• Charts and diagrams as code
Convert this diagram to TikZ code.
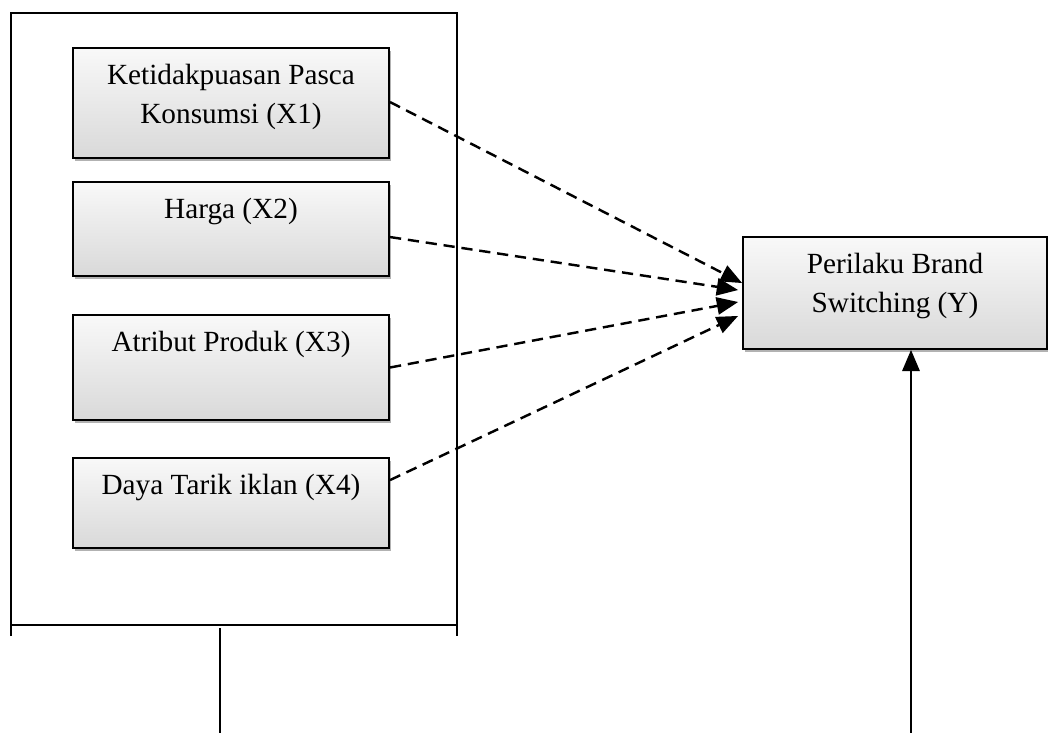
\documentclass[tikz,border=0pt]{standalone}
\usepackage{fontspec}
\setmainfont{Liberation Serif}
\usepackage{tikz}
\usetikzlibrary{positioning, shadows, arrows}

\tikzset{
  varbox/.style={draw, line width=0.8pt, rectangle, top color=gray!5, bottom color=gray!30,
    drop shadow={shadow xshift=1pt, shadow yshift=-1.2pt, fill=gray!60, opacity=1}},
  vartext/.style={font=\fontsize{12}{16}\selectfont, align=center, inner sep=3.3pt},
  dasharrow/.style={->, >=triangle 45, dashed, dash pattern=on 4.6pt off 2.8pt, line width=1pt},
  frameline/.style={line width=0.85pt}
}

\begin{document}
\begin{tikzpicture}[x=0.41pt, y=-0.41pt]
  \useasboundingbox (0,0) rectangle (1048,733);

  % frame round the independent variables
  \coordinate (ftl) at (11,13);
  \coordinate (ftr) at (457,13);
  \coordinate (fbl) at (11,636);
  \coordinate (fbr) at (457,636);
  \coordinate (fml) at (11,625);
  \coordinate (fmr) at (457,625);
  \draw[frameline] (fbl) -- (ftl) -- (ftr) -- (fbr);
  \draw[frameline] (fml) -- (fmr);
  \coordinate (ftop) at (220,628);
  \coordinate (fend) at (220,733);
  \draw[frameline] (ftop) -- (fend);

  % independent variables
  \node[varbox, minimum width=129.6pt, minimum height=45.1pt] at (231,103) (x1) {};
  \node[vartext, below=3.5pt of x1.north] (t1) {Ketidakpuasan Pasca\\Konsumsi (X1)};
  \node[varbox, minimum width=129.6pt, minimum height=38.5pt] at (231,229) (x2) {};
  \node[vartext, below=3.5pt of x2.north] (t2) {Harga (X2)};
  \node[varbox, minimum width=129.6pt, minimum height=43pt] at (231,367.5) (x3) {};
  \node[vartext, below=3.5pt of x3.north] (t3) {Atribut Produk (X3)};
  \node[varbox, minimum width=129.6pt, minimum height=36.9pt] at (231,503) (x4) {};
  \node[vartext, below=3.5pt of x4.north] (t4) {Daya Tarik iklan (X4)};

  % dependent variable
  \node[varbox, minimum width=124.6pt, minimum height=45.9pt] at (895,293) (y) {};
  \node[vartext, below=3.5pt of y.north] (ty) {Perilaku Brand\\Switching (Y)};

  \coordinate (e1) at (742,283);
  \coordinate (e2) at (738,290);
  \coordinate (e3) at (738,302);
  \coordinate (e4) at (738,316);
  \draw[dasharrow] ([yshift=0.4pt]x1.east) -- (e1);
  \draw[dasharrow] ([yshift=-3.3pt]x2.east) -- (e2);
  \draw[dasharrow] (x3.east) -- (e3);
  \draw[dasharrow] ([yshift=9.4pt]x4.east) -- (e4);

  \coordinate (ystart) at (911,733);
  \draw[->, >=triangle 45, line width=1pt] (ystart) -- (ystart |- y.south);
\end{tikzpicture}
\end{document}
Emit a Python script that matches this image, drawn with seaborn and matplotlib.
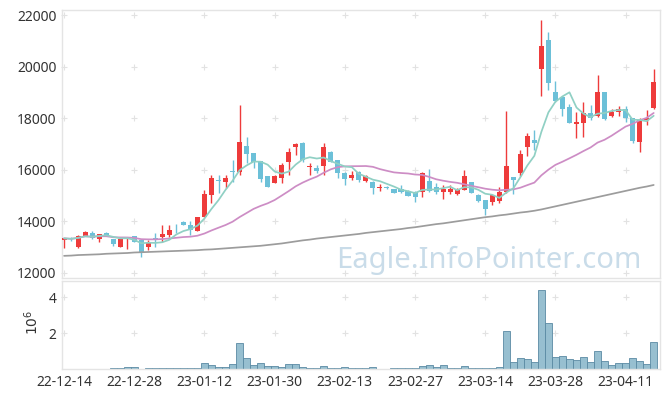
"""
Candlestick chart with moving averages and volume panel
"""

import numpy as np
import pandas as pd
import matplotlib
matplotlib.use("Agg")
import matplotlib.pyplot as plt
import seaborn as sns

# trading-day candles: body low/high, wick low/high, up (red) or down (blue)
body_low = [13270, 13300, 13000, 13430, 13340, 13320, 13430, 13110, 13020, 13300,
            13190, 12760, 13020, 13290, 13410, 13470, 13800, 13860, 13670, 13640,
            14180, 15020, 15560, 15540, 15920, 15930, 16600, 16310, 15640, 15350,
            15500, 15690, 16310, 16900, 16380, 16110, 15940, 16130, 16310, 15860,
            15630, 15670, 15610, 15580, 15280, 15310, 15280, 15090, 15150, 14990,
            14960, 15150, 15180, 15150, 15150, 15140, 15050, 15220, 15110, 14800,
            14460, 14730, 14800, 15150, 15610, 15890, 16900, 17030, 19900, 19380,
            18680, 18340, 17830, 17790, 17830, 17990, 18090, 17960, 18100, 18240,
            17990, 17130, 17090, 17930, 18390]
body_high = [13340, 13330, 13430, 13600, 13560, 13500, 13560, 13300, 13320, 13360,
             13430, 13260, 13210, 13340, 13490, 13670, 13830, 13990, 13860, 14160,
             15050, 15670, 15590, 15670, 15950, 17090, 16920, 16640, 16340, 15740,
             15760, 16190, 16700, 17010, 17050, 16150, 16070, 16900, 16700, 16380,
             15890, 15800, 15930, 15760, 15540, 15330, 15350, 15240, 15240, 15190,
             15150, 15890, 15570, 15350, 15250, 15240, 15220, 15760, 15510, 15020,
             14830, 15020, 15150, 16150, 15710, 16610, 17310, 17160, 20800, 21030,
             19020, 18810, 18420, 17850, 18190, 18190, 19020, 19020, 18250, 18370,
             18360, 17990, 17930, 18000, 19420]
low = [12980, 13230, 12950, 13420, 13330, 13200, 13420, 13060, 13010, 12930,
       13180, 12610, 12890, 13020, 13210, 13380, 13560, 13840, 13480, 13620,
       14150, 14710, 15100, 15300, 15540, 15800, 16250, 16060, 15540, 15340,
       15480, 15500, 15800, 16570, 16300, 15800, 15880, 15800, 16300, 15700,
       15410, 15590, 15540, 15520, 15060, 15180, 15270, 15080, 15100, 14980,
       14750, 14960, 15150, 15070, 14870, 15060, 15010, 15200, 15100, 14740,
       14250, 14640, 14700, 15100, 15060, 15750, 16540, 16760, 18860, 19090,
       18620, 18080, 17830, 17220, 17260, 17950, 18060, 17950, 18050, 18100,
       17870, 17030, 16700, 17720, 18350]
high = [13360, 13400, 13450, 13640, 13620, 13510, 13570, 13310, 13330, 13380,
        13440, 13280, 13280, 13550, 13860, 13840, 13880, 14000, 14030, 14180,
        15220, 15800, 15800, 15800, 16380, 18510, 17260, 16650, 16350, 15750,
        15780, 16250, 16830, 17050, 17060, 16270, 16200, 17020, 16710, 16390,
        15900, 15960, 15940, 15780, 15550, 15440, 15360, 15250, 15420, 15200,
        15160, 15930, 16020, 15480, 15420, 15420, 15280, 15990, 15520, 15060,
        14840, 15040, 15340, 18280, 15720, 16780, 17410, 17540, 21830, 21350,
        19460, 18850, 18540, 18250, 18640, 18500, 19670, 19030, 18350, 18480,
        18470, 18000, 17990, 18310, 19900]
is_up = [1, 0, 1, 1, 0, 1, 0, 0, 1, 1,
         0, 0, 1, 0, 1, 1, 0, 0, 0, 1,
         1, 1, 0, 1, 0, 1, 0, 0, 0, 0,
         1, 1, 1, 1, 0, 1, 0, 1, 0, 0,
         0, 1, 0, 1, 0, 1, 0, 0, 0, 0,
         0, 1, 0, 0, 1, 1, 1, 1, 0, 0,
         0, 1, 1, 1, 0, 1, 1, 0, 1, 0,
         0, 0, 0, 1, 1, 0, 1, 0, 1, 1,
         0, 0, 1, 1, 1]

# 120-day average
ma120 = [12660, 12670, 12690, 12700, 12710, 12720, 12740, 12750, 12760, 12770,
         12790, 12800, 12810, 12820, 12830, 12840, 12850, 12860, 12870, 12880,
         12900, 12910, 12930, 12950, 12970, 12990, 13010, 13030, 13050, 13080,
         13110, 13140, 13180, 13220, 13260, 13290, 13330, 13360, 13390, 13420,
         13450, 13480, 13510, 13550, 13580, 13610, 13640, 13670, 13700, 13740,
         13770, 13810, 13850, 13890, 13920, 13960, 14000, 14040, 14080, 14120,
         14160, 14190, 14230, 14260, 14300, 14340, 14370, 14410, 14460, 14520,
         14580, 14640, 14700, 14760, 14820, 14880, 14940, 15000, 15060, 15120,
         15180, 15240, 15300, 15350, 15410]

# volume in millions of shares
volume = [0.02, 0.02, 0.01, 0.02, 0.02, 0.01, 0.02, 0.05, 0.05, 0.1,
          0.1, 0.02, 0.05, 0.05, 0.08, 0.08, 0.05, 0.05, 0.05, 0.05,
          0.33, 0.22, 0.11, 0.11, 0.27, 1.42, 0.6, 0.22, 0.33, 0.16,
          0.16, 0.11, 0.27, 0.27, 0.11, 0.05, 0.05, 0.16, 0.05, 0.05,
          0.11, 0.05, 0.05, 0.05, 0.11, 0.01, 0.01, 0.04, 0.04, 0.04,
          0.04, 0.16, 0.22, 0.11, 0.22, 0.05, 0.05, 0.16, 0.05, 0.05,
          0.05, 0.05, 0.11, 2.13, 0.4, 0.6, 0.56, 0.4, 4.42, 2.56,
          0.65, 0.71, 0.56, 0.51, 0.65, 0.4, 1.0, 0.45, 0.25, 0.35,
          0.35, 0.6, 0.45, 0.29, 1.5]

tick_pos = [0, 10, 20, 30, 40, 50, 60, 70, 80]
tick_labels = ['22-12-14', '22-12-28', '23-01-12', '23-01-30', '23-02-13',
               '23-02-27', '23-03-14', '23-03-28', '23-04-11']

UP = '#ee3b3b'
DOWN = '#6cc0d8'
GRID = '#e2e2e2'
SPINE = '#e4e4e4'

sns.set_theme(style='white')
plt.rcParams['font.family'] = ['Noto Sans', 'DejaVu Sans']

df = pd.DataFrame({'body_low': body_low, 'body_high': body_high,
                   'low': low, 'high': high, 'up': is_up,
                   'ma120': ma120, 'volume': volume})
df['idx'] = np.arange(len(df))
df['close'] = np.where(df['up'] == 1, df['body_high'], df['body_low'])
df['ma5'] = df['close'].rolling(5, min_periods=1).mean()
df['ma20'] = df['close'].rolling(20, min_periods=1).mean()
df['color'] = np.where(df['up'] == 1, UP, DOWN)

W, H = 665, 397
fig = plt.figure(figsize=(W / 100, H / 100), dpi=100)
ax = fig.add_axes([62 / W, 1 - 278 / H, 598 / W, 268 / H])
axv = fig.add_axes([62 / W, 1 - 369 / H, 598 / W, 88 / H])

xlim = (-0.3, 84.9)

# '+' grid marks at tick crossings
price_ticks = [12000, 14000, 16000, 18000, 20000, 22000]
gx, gy = np.meshgrid(tick_pos, price_ticks)
ax.scatter(gx.ravel(), gy.ravel(), marker='+', s=20, color=GRID,
           linewidths=0.8, zorder=0, clip_on=False)
vol_ticks = [2, 4]
gx, gy = np.meshgrid(tick_pos, vol_ticks)
axv.scatter(gx.ravel(), gy.ravel(), marker='+', s=20, color=GRID,
            linewidths=0.8, zorder=0, clip_on=False)

# candles
ax.vlines(df['idx'], df['low'], df['high'], colors=df['color'], linewidth=1.0, zorder=2)
body_h = np.maximum(df['body_high'] - df['body_low'], 35)
ax.bar(df['idx'], body_h, bottom=df['body_low'], width=0.72,
       color=df['color'], linewidth=0, zorder=3)

# moving averages
sns.lineplot(data=df, x='idx', y='ma120', ax=ax, color='#9c9c9c', linewidth=1.25, zorder=4)
sns.lineplot(data=df, x='idx', y='ma20', ax=ax, color='#cd8dc5', linewidth=1.25, zorder=4)
sns.lineplot(data=df, x='idx', y='ma5', ax=ax, color='#90d0c4', linewidth=1.25, zorder=5)

ax.text(0.714, 0.067, 'Eagle.InfoPointer.com', transform=ax.transAxes,
        ha='center', va='center', fontsize=21, color='#c9dce9', zorder=1)

ax.set_xlim(*xlim)
ax.set_ylim(11800, 22200)
ax.set_yticks(price_ticks)
ax.set_yticklabels([str(v) for v in price_ticks])
ax.set_xticks([])
ax.set_xlabel('')
ax.set_ylabel('')

# volume
sns.barplot(data=df, x='idx', y='volume', ax=axv, native_scale=True, width=1.0,
            color='#97bfd0', edgecolor='#5a8aa3', linewidth=0.6, saturation=1,
            errorbar=None, zorder=2)
axv.set_xlim(*xlim)
axv.set_ylim(0, 4.9)
axv.set_yticks(vol_ticks)
axv.set_yticklabels(['2', '4'])
axv.set_xticks(tick_pos)
axv.set_xticklabels(tick_labels)
axv.set_xlabel('')
axv.set_ylabel('')
fig.text(33 / W, 1 - 322 / H, r'$10^{6}$', rotation=90, ha='center', va='center',
         fontsize=10, color='#333333')

for a in (ax, axv):
    for s in a.spines.values():
        s.set_color(SPINE)
        s.set_linewidth(1.0)
    a.tick_params(axis='both', length=0, labelsize=10, colors='#333333', pad=4)

plt.savefig('out.png', dpi=100)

• SET EXERCISE
Quote the lines above exactly, starting with the one that has "Emit a Python" and ending with the one that has "import seaborn as sns"; drop the pictures and include nothing else.

• CORRECT ANSWER
Emit a Python script that matches this image, drawn with seaborn and matplotlib.
"""
Candlestick chart with moving averages and volume panel
"""

import numpy as np
import pandas as pd
import matplotlib
matplotlib.use("Agg")
import matplotlib.pyplot as plt
import seaborn as sns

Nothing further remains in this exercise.